:: Required task ::
Go through the data below and copy it exactly, skipping every picture.

:: Supplied data ::
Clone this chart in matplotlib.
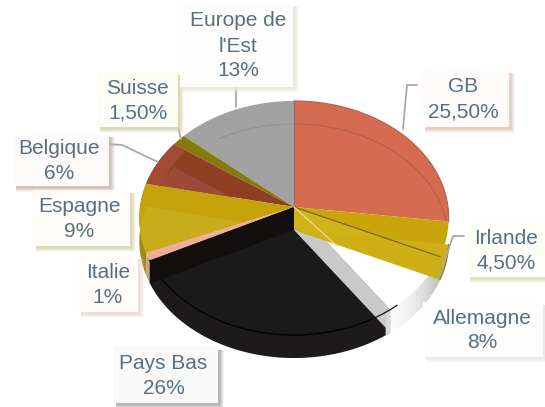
import numpy as np
import matplotlib
matplotlib.use("Agg")
import matplotlib.pyplot as plt
from matplotlib.patches import Rectangle, Polygon

plt.rcParams['font.family'] = ['Liberation Sans', 'DejaVu Sans']

categories = ["GB", "Irlande", "Allemagne", "Pays Bas", "Italie", "Espagne", "Belgique", "Suisse", "Europe de\nl'Est"]
values = [25.5, 4.5, 8, 26, 1, 9, 6, 1.5, 13]
value_labels = ["25,50%", "4,50%", "8%", "26%", "1%", "9%", "6%", "1,50%", "13%"]

W, H = 545, 407
fig = plt.figure(figsize=(W / 100, H / 100), dpi=100, facecolor='white')
ax = fig.add_axes([0, 0, 1, 1])
ax.set_xlim(0, W)
ax.set_ylim(H, 0)
ax.axis('off')

# perspective pie geometry
CX, CY, BX, AY, P, DROP = 294.0, 207.0, 154.0, 116.0, 0.094, 23.0
fr = np.array(values, float) / sum(values) * 360
ends = np.cumsum(fr)
starts = ends - fr
ang = {n: (a, b) for n, a, b in zip(["GB", "IR", "AL", "PB", "IT", "ES", "BE", "SU", "EE"], starts, ends)}


def pts(a, b, drop=0.0, n=60, r=1.0):
    t = np.radians(np.linspace(a, b, n))
    X, Y = np.sin(t), np.cos(t)
    d = 1 + P * Y
    return np.column_stack([CX + r * BX * X / d, CY - r * AY * Y / d + drop])


def apex(drop=0.0):
    return np.array([[CX, CY + drop]])


def top(a, b):
    return np.vstack([apex(), pts(a, b)])


def bottom(a, b):
    return np.vstack([apex(DROP), pts(a, b, DROP)])


def radial(t):
    e = pts(t, t, n=1)
    return np.vstack([apex(), e, e + [0, DROP], apex(DROP)])


def rim(a, b):
    return np.vstack([pts(a, b), pts(a, b, DROP)[::-1]])


def fill(p, c, z, alpha=1.0, ec='none', lw=0, clip=None):
    patch = Polygon(p, closed=True, fc=c, ec=ec, lw=lw, alpha=alpha, zorder=z)
    ax.add_patch(patch)
    if clip is not None:
        cp = Polygon(clip, closed=True, transform=ax.transData)
        patch.set_clip_path(cp)
    return patch


# back slices
a, b = ang["EE"]
fill(top(a, b), '#a2a2a2', 2)
a, b = ang["SU"]
fill(top(a, b), '#857a0c', 2)
a, b = ang["BE"]
fill(top(a, b), '#8f3f24', 2)
fill(bottom(a, b), '#9c4a38', 2.1, clip=top(a, b))
fill(np.vstack([pts(a, b), pts(a, b, r=0.9)[::-1]]), '#a24a34', 2.15)
a, b = ang["ES"]
fill(rim(a, b), '#a08a10', 1.9)
fill(top(a, b), '#c4a20a', 2)
fill(bottom(a, b), '#c9ac1c', 2.1, clip=np.vstack([top(a, b), pts(b, b, n=1)]))
a, b = ang["GB"]
fill(top(a, b), '#d56c52', 2)

# faint far rim seen through the glass
a, b = ang["EE"]
ax.plot(*pts(a + 18, b, DROP).T, color='#8c8c8c', lw=0.8, alpha=0.7, zorder=2.2)
a, b = ang["GB"]
ax.plot(*pts(a, 88, DROP).T, color='#a85a48', lw=0.8, alpha=0.7, zorder=2.2)
ax.plot(*np.vstack([[CX, CY], pts(a, a, n=1)]).T, color='#9a6a5c', lw=0.8, zorder=2.2)
ax.plot(*pts(a, b).T, color='#b06250', lw=0.8, zorder=2.2)

# Italie
a, b = ang["IT"]
fill(top(a, b), '#eeae9c', 2.5)
fill(rim(a, b), '#d09a80', 2.4)

# Pays Bas: rim, face, wall
a, b = ang["PB"]
fill(rim(a, b), '#1c1a1a', 3)
fill(top(a, b), '#1a1a1a', 3.1)
ax.plot(*pts(a, b).T, color='#000000', lw=0.9, zorder=3.2)
fill(radial(b), '#130f0f', 3.3)

# Allemagne: white face, shaded rim, grey wall
a, b = ang["AL"]
fill(top(a, b), '#ffffff', 3.4)
edges = np.linspace(a, b, 25)
shade = plt.get_cmap('Greys')
for i in range(24):
    f = i / 23
    fill(rim(edges[i], edges[i + 1]), shade(0.40 - 0.38 * f), 3.5, lw=0.3, ec=shade(0.40 - 0.38 * f))
fill(radial(b), '#c9c9c9', 3.6)
ax.plot(*pts(b - 3, b + 8).T, color='#101010', lw=0.9, zorder=3.7)
fill(rim(b, b + 2.0), '#d8d8d8', 3.65)

# Irlande
a, b = ang["IR"]
fill(top(a, b), '#c9a40a', 4)
fill(radial(b), '#cfb318', 4.1)
fill(bottom(a, b), '#ceb016', 4.2)
ax.plot(*np.vstack([[CX, CY], pts(b, b, n=1)]).T, color='#7a6a10', lw=0.9, zorder=4.4)
ax.plot(*pts(a, b, DROP).T, color='#8a7a10', lw=0.8, zorder=4.3)
ax.plot(*np.vstack([[CX, CY], [337, 246]]).T, color='#e8dfa0', lw=0.9, zorder=4.4)

# boxes: x0, x1, y0, y1, background, shadow, text dx
boxes = {
    "GB": (422, 509, 70, 127, '#fefbfa', '#e2c2bb', -2),
    "Irlande": (467, 545, 222, 277, '#fefef9', '#dedcb6', 0),
    "Allemagne": (423, 543, 302, 357, '#fdfdfd', '#e6e6e6', -1),
    "Pays Bas": (113, 218, 347, 403, '#f9f9f9', '#a8a8a8', -2),
    "Italie": (78, 138, 256, 312, '#fffcfa', '#ecd6d0', 0),
    "Espagne": (33, 130, 190, 246, '#fffcf9', '#d6d4a4', -2),
    "Belgique": (13, 109, 134, 186, '#fefafa', '#cfb4ae', -2),
    "Suisse": (97, 178, 72, 127, '#fdfdf8', '#d4d2a8', 0),
    "Europe de\nl'Est": (180, 293, 3, 87, '#fdfdfd', '#e8e6d8', 2),
}
for name, lab in zip(categories, value_labels):
    x0, x1, y0, y1, bg, sh, dx = boxes[name]
    for off, al in ((6, 0.12), (5, 0.2), (4, 0.3), (3, 0.4), (2, 0.4)):
        ax.add_patch(Rectangle((x0 + 3, y0 + 3), x1 - x0 + off - 3, y1 - y0 + off - 3, fc=sh, ec='none', alpha=al, zorder=5))
    ax.add_patch(Rectangle((x0, y0), x1 - x0, y1 - y0, fc=bg, ec='none', zorder=5.5))
    lines = name.split("\n") + [lab]
    total = len(lines)
    yc = (y0 + y1) / 2 + 1
    for i, line in enumerate(lines):
        ax.text((x0 + x1) / 2 + dx, yc + (i - (total - 1) / 2) * 25, line, ha='center', va='center',
                color='#567082', fontsize=15.0, zorder=7)

# leader lines
leaders = [
    [(417, 85), (407, 85), (403, 129)],
    [(464, 236), (453, 236), (439, 278)],
    [(236, 87), (236, 107)],
    [(178, 127), (181, 139)],
    [(109, 144), (122, 145), (158, 162)],
]
for L in leaders:
    ax.plot(*np.array(L).T, color='#a9a9a9', lw=1.3, zorder=4.8, solid_capstyle='round')

fig.savefig('out.png', dpi=100, facecolor='white')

:: Solution for this exercise ::
Clone this chart in matplotlib.
import numpy as np
import matplotlib
matplotlib.use("Agg")
import matplotlib.pyplot as plt
from matplotlib.patches import Rectangle, Polygon

plt.rcParams['font.family'] = ['Liberation Sans', 'DejaVu Sans']

categories = ["GB", "Irlande", "Allemagne", "Pays Bas", "Italie", "Espagne", "Belgique", "Suisse", "Europe de\nl'Est"]
values = [25.5, 4.5, 8, 26, 1, 9, 6, 1.5, 13]
value_labels = ["25,50%", "4,50%", "8%", "26%", "1%", "9%", "6%", "1,50%", "13%"]

W, H = 545, 407
fig = plt.figure(figsize=(W / 100, H / 100), dpi=100, facecolor='white')
ax = fig.add_axes([0, 0, 1, 1])
ax.set_xlim(0, W)
ax.set_ylim(H, 0)
ax.axis('off')

# perspective pie geometry
CX, CY, BX, AY, P, DROP = 294.0, 207.0, 154.0, 116.0, 0.094, 23.0
fr = np.array(values, float) / sum(values) * 360
ends = np.cumsum(fr)
starts = ends - fr
ang = {n: (a, b) for n, a, b in zip(["GB", "IR", "AL", "PB", "IT", "ES", "BE", "SU", "EE"], starts, ends)}


def pts(a, b, drop=0.0, n=60, r=1.0):
    t = np.radians(np.linspace(a, b, n))
    X, Y = np.sin(t), np.cos(t)
    d = 1 + P * Y
    return np.column_stack([CX + r * BX * X / d, CY - r * AY * Y / d + drop])


def apex(drop=0.0):
    return np.array([[CX, CY + drop]])


def top(a, b):
    return np.vstack([apex(), pts(a, b)])


def bottom(a, b):
    return np.vstack([apex(DROP), pts(a, b, DROP)])


def radial(t):
    e = pts(t, t, n=1)
    return np.vstack([apex(), e, e + [0, DROP], apex(DROP)])


def rim(a, b):
    return np.vstack([pts(a, b), pts(a, b, DROP)[::-1]])


def fill(p, c, z, alpha=1.0, ec='none', lw=0, clip=None):
    patch = Polygon(p, closed=True, fc=c, ec=ec, lw=lw, alpha=alpha, zorder=z)
    ax.add_patch(patch)
    if clip is not None:
        cp = Polygon(clip, closed=True, transform=ax.transData)
        patch.set_clip_path(cp)
    return patch


# back slices
a, b = ang["EE"]
fill(top(a, b), '#a2a2a2', 2)
a, b = ang["SU"]
fill(top(a, b), '#857a0c', 2)
a, b = ang["BE"]
fill(top(a, b), '#8f3f24', 2)
fill(bottom(a, b), '#9c4a38', 2.1, clip=top(a, b))
fill(np.vstack([pts(a, b), pts(a, b, r=0.9)[::-1]]), '#a24a34', 2.15)
a, b = ang["ES"]
fill(rim(a, b), '#a08a10', 1.9)
fill(top(a, b), '#c4a20a', 2)
fill(bottom(a, b), '#c9ac1c', 2.1, clip=np.vstack([top(a, b), pts(b, b, n=1)]))
a, b = ang["GB"]
fill(top(a, b), '#d56c52', 2)

# faint far rim seen through the glass
a, b = ang["EE"]
ax.plot(*pts(a + 18, b, DROP).T, color='#8c8c8c', lw=0.8, alpha=0.7, zorder=2.2)
a, b = ang["GB"]
ax.plot(*pts(a, 88, DROP).T, color='#a85a48', lw=0.8, alpha=0.7, zorder=2.2)
ax.plot(*np.vstack([[CX, CY], pts(a, a, n=1)]).T, color='#9a6a5c', lw=0.8, zorder=2.2)
ax.plot(*pts(a, b).T, color='#b06250', lw=0.8, zorder=2.2)

# Italie
a, b = ang["IT"]
fill(top(a, b), '#eeae9c', 2.5)
fill(rim(a, b), '#d09a80', 2.4)

# Pays Bas: rim, face, wall
a, b = ang["PB"]
fill(rim(a, b), '#1c1a1a', 3)
fill(top(a, b), '#1a1a1a', 3.1)
ax.plot(*pts(a, b).T, color='#000000', lw=0.9, zorder=3.2)
fill(radial(b), '#130f0f', 3.3)

# Allemagne: white face, shaded rim, grey wall
a, b = ang["AL"]
fill(top(a, b), '#ffffff', 3.4)
edges = np.linspace(a, b, 25)
shade = plt.get_cmap('Greys')
for i in range(24):
    f = i / 23
    fill(rim(edges[i], edges[i + 1]), shade(0.40 - 0.38 * f), 3.5, lw=0.3, ec=shade(0.40 - 0.38 * f))
fill(radial(b), '#c9c9c9', 3.6)
ax.plot(*pts(b - 3, b + 8).T, color='#101010', lw=0.9, zorder=3.7)
fill(rim(b, b + 2.0), '#d8d8d8', 3.65)

# Irlande
a, b = ang["IR"]
fill(top(a, b), '#c9a40a', 4)
fill(radial(b), '#cfb318', 4.1)
fill(bottom(a, b), '#ceb016', 4.2)
ax.plot(*np.vstack([[CX, CY], pts(b, b, n=1)]).T, color='#7a6a10', lw=0.9, zorder=4.4)
ax.plot(*pts(a, b, DROP).T, color='#8a7a10', lw=0.8, zorder=4.3)
ax.plot(*np.vstack([[CX, CY], [337, 246]]).T, color='#e8dfa0', lw=0.9, zorder=4.4)

# boxes: x0, x1, y0, y1, background, shadow, text dx
boxes = {
    "GB": (422, 509, 70, 127, '#fefbfa', '#e2c2bb', -2),
    "Irlande": (467, 545, 222, 277, '#fefef9', '#dedcb6', 0),
    "Allemagne": (423, 543, 302, 357, '#fdfdfd', '#e6e6e6', -1),
    "Pays Bas": (113, 218, 347, 403, '#f9f9f9', '#a8a8a8', -2),
    "Italie": (78, 138, 256, 312, '#fffcfa', '#ecd6d0', 0),
    "Espagne": (33, 130, 190, 246, '#fffcf9', '#d6d4a4', -2),
    "Belgique": (13, 109, 134, 186, '#fefafa', '#cfb4ae', -2),
    "Suisse": (97, 178, 72, 127, '#fdfdf8', '#d4d2a8', 0),
    "Europe de\nl'Est": (180, 293, 3, 87, '#fdfdfd', '#e8e6d8', 2),
}
for name, lab in zip(categories, value_labels):
    x0, x1, y0, y1, bg, sh, dx = boxes[name]
    for off, al in ((6, 0.12), (5, 0.2), (4, 0.3), (3, 0.4), (2, 0.4)):
        ax.add_patch(Rectangle((x0 + 3, y0 + 3), x1 - x0 + off - 3, y1 - y0 + off - 3, fc=sh, ec='none', alpha=al, zorder=5))
    ax.add_patch(Rectangle((x0, y0), x1 - x0, y1 - y0, fc=bg, ec='none', zorder=5.5))
    lines = name.split("\n") + [lab]
    total = len(lines)
    yc = (y0 + y1) / 2 + 1
    for i, line in enumerate(lines):
        ax.text((x0 + x1) / 2 + dx, yc + (i - (total - 1) / 2) * 25, line, ha='center', va='center',
                color='#567082', fontsize=15.0, zorder=7)

# leader lines
leaders = [
    [(417, 85), (407, 85), (403, 129)],
    [(464, 236), (453, 236), (439, 278)],
    [(236, 87), (236, 107)],
    [(178, 127), (181, 139)],
    [(109, 144), (122, 145), (158, 162)],
]
for L in leaders:
    ax.plot(*np.array(L).T, color='#a9a9a9', lw=1.3, zorder=4.8, solid_capstyle='round')

fig.savefig('out.png', dpi=100, facecolor='white')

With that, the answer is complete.